The Finch Formerly Known As Gold

24 August 2002

Left behind

Dean Esmay reports that in the last half of the 20th century conservatism ceased to be the red-headed stepchild of American political thought — and then found itself at the dawn of the 21st to be the dominant strain.

Part of this, of course, is the fluidity of definition, especially political definition: the stance which was called "liberal" during the formative years of the Republic scarcely resembles late-20th century liberalism. Conservatives were old mossbacks or worse; conservatism wasn't stupid, in and of itself, exactly, but John Stuart Mill argued that "most stupid people [were] conservatives."

What happened in the interim isn't exactly clear, but Mr Esmay cites one particular factor that hadn't occurred to me: the decline of the purely-intellectual Left. Once upon a time, almost all of our philosopher types came from the left side of the spectrum; today, most of the left-wing voices we hear are spouting the same bunch of platitudes over and over. "Aside from a few rare exceptions," says Mr Esmay, "most 'liberal' argumentation seems to come from one of three places:"

  1. "People who disagree with me are racist."
  2. "People who disagree with me are warmongers who glory in violence."
  3. "People who disagree with me want the poor to starve and suffer."

This is the state of what once was the American intelligentsia: outflanked, then outnumbered, reduced to ad hominem arguments constructed for maximum cliché value.

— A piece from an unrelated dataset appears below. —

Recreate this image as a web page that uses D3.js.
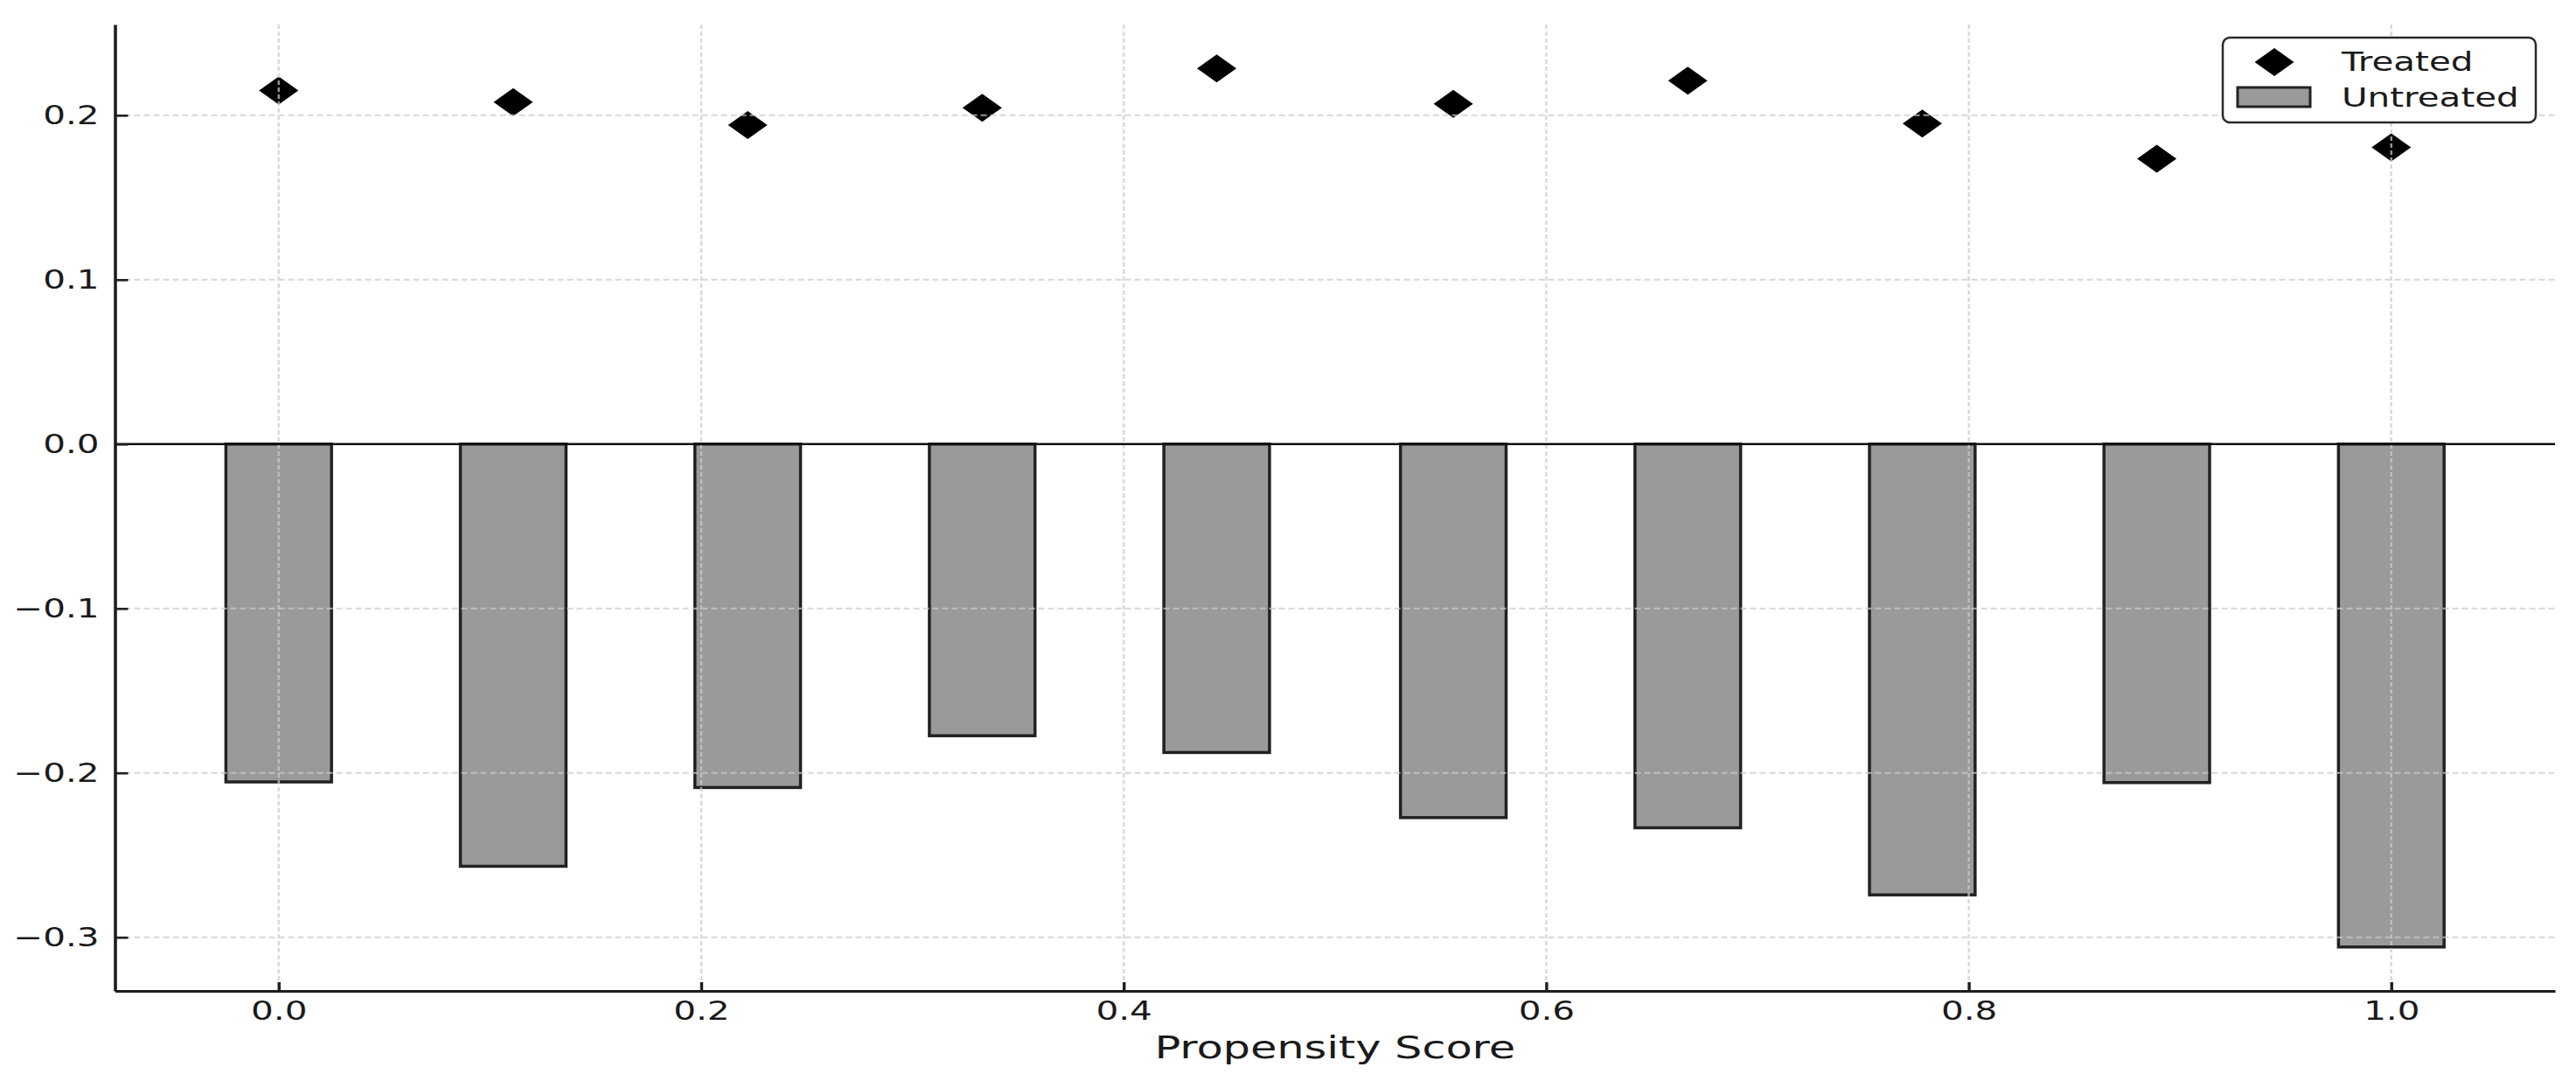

I'm not about to argue that we've reached some sort of classical-liberal (let's call it "libertarian") Nirvana, or even that we're on the way. For one thing, there is still a substantial authoritarian component on the Right, and it has enough blind spots of its own to support the entire Western beam industry, let alone the odd mote. But with the American left in at least slightly self-inflicted decline, some benefits will clearly accrue. For one thing, there will be a lot less of that "Marx was right, but the Soviet/Chinese/whatever implementation was wrong" claptrap. And the leftist assumption that any conflict can be solved with an application of some sort of logic, especially their sort of logic, came crashing to the ground with the World Trade Center. "Increasingly," says Mr Esmay, "people associate 'liberal' with being just plain dumb." And with good reason, sometimes.